> _ITEMS_:
▬▬▬▬▬▬

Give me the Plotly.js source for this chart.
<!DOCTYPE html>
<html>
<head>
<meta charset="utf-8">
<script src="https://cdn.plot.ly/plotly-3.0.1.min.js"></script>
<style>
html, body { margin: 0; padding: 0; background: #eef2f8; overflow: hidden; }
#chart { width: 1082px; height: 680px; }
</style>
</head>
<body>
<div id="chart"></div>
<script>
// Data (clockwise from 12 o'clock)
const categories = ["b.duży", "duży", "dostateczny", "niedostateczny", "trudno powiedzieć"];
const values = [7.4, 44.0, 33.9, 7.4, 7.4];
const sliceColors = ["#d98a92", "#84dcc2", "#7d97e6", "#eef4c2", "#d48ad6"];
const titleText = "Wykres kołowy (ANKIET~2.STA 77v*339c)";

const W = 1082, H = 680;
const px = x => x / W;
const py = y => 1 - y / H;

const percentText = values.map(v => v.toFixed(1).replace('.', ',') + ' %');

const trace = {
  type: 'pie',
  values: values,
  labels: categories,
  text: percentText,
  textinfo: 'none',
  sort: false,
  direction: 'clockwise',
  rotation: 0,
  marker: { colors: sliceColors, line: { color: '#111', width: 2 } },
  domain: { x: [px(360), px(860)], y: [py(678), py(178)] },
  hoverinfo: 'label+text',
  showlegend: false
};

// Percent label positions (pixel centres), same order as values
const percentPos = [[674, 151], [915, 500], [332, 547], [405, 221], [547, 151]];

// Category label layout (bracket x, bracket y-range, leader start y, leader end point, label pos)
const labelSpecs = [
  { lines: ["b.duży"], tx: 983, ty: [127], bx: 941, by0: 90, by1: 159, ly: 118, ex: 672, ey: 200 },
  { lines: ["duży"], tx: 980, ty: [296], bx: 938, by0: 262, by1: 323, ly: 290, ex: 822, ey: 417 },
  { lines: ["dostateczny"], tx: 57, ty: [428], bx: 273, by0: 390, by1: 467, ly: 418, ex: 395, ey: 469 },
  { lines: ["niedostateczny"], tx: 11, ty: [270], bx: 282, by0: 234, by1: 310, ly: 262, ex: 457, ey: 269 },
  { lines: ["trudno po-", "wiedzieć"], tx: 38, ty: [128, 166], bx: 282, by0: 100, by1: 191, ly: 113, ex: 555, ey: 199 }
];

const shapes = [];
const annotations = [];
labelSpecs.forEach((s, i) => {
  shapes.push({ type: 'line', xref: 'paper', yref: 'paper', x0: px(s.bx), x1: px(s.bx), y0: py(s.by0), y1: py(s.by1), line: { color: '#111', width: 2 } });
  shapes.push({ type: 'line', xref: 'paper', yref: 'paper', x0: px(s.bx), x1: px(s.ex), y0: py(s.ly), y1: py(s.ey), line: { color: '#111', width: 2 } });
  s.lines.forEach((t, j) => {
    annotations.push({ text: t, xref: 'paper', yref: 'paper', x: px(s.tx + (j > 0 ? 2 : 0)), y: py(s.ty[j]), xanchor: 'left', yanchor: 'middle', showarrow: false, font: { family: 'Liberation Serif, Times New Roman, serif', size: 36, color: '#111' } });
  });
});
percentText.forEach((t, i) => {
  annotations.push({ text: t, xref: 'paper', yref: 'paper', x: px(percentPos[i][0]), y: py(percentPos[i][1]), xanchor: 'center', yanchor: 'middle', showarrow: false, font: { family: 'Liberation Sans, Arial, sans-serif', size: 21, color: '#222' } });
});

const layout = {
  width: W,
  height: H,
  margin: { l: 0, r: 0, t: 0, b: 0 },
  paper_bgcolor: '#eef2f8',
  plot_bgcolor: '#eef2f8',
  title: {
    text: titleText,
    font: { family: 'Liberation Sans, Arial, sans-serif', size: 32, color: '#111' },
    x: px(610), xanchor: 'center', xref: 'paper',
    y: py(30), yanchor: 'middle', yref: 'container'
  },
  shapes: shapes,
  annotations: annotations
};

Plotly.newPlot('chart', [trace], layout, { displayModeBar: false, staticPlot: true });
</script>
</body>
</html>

▬▬▬▬▬▬

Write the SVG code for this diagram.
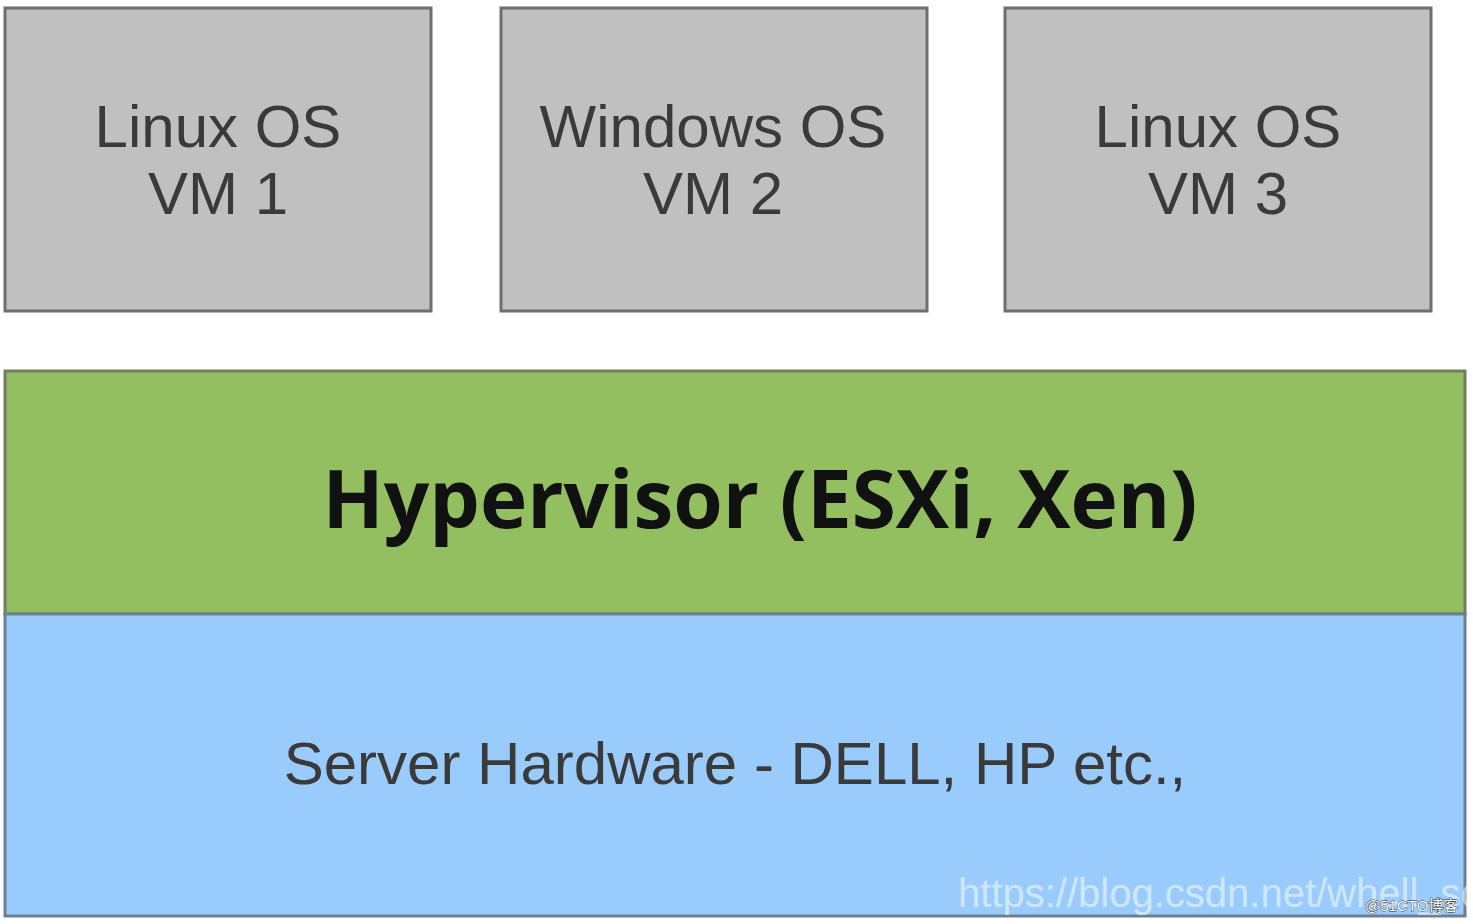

▬▬▬▬▬▬

> _WHAT THE TASK REQUIRES_: Only the lines from the line with "Give me the Plotly.js source for this chart." to the line with "const percentText = values.map(v", inclusive, are to be printed, exactly as they appear.

> _FINAL ANSWER_:
Give me the Plotly.js source for this chart.
<!DOCTYPE html>
<html>
<head>
<meta charset="utf-8">
<script src="https://cdn.plot.ly/plotly-3.0.1.min.js"></script>
<style>
html, body { margin: 0; padding: 0; background: #eef2f8; overflow: hidden; }
#chart { width: 1082px; height: 680px; }
</style>
</head>
<body>
<div id="chart"></div>
<script>
// Data (clockwise from 12 o'clock)
const categories = ["b.duży", "duży", "dostateczny", "niedostateczny", "trudno powiedzieć"];
const values = [7.4, 44.0, 33.9, 7.4, 7.4];
const sliceColors = ["#d98a92", "#84dcc2", "#7d97e6", "#eef4c2", "#d48ad6"];
const titleText = "Wykres kołowy (ANKIET~2.STA 77v*339c)";

const W = 1082, H = 680;
const px = x => x / W;
const py = y => 1 - y / H;

const percentText = values.map(v => v.toFixed(1).replace('.', ',') + ' %');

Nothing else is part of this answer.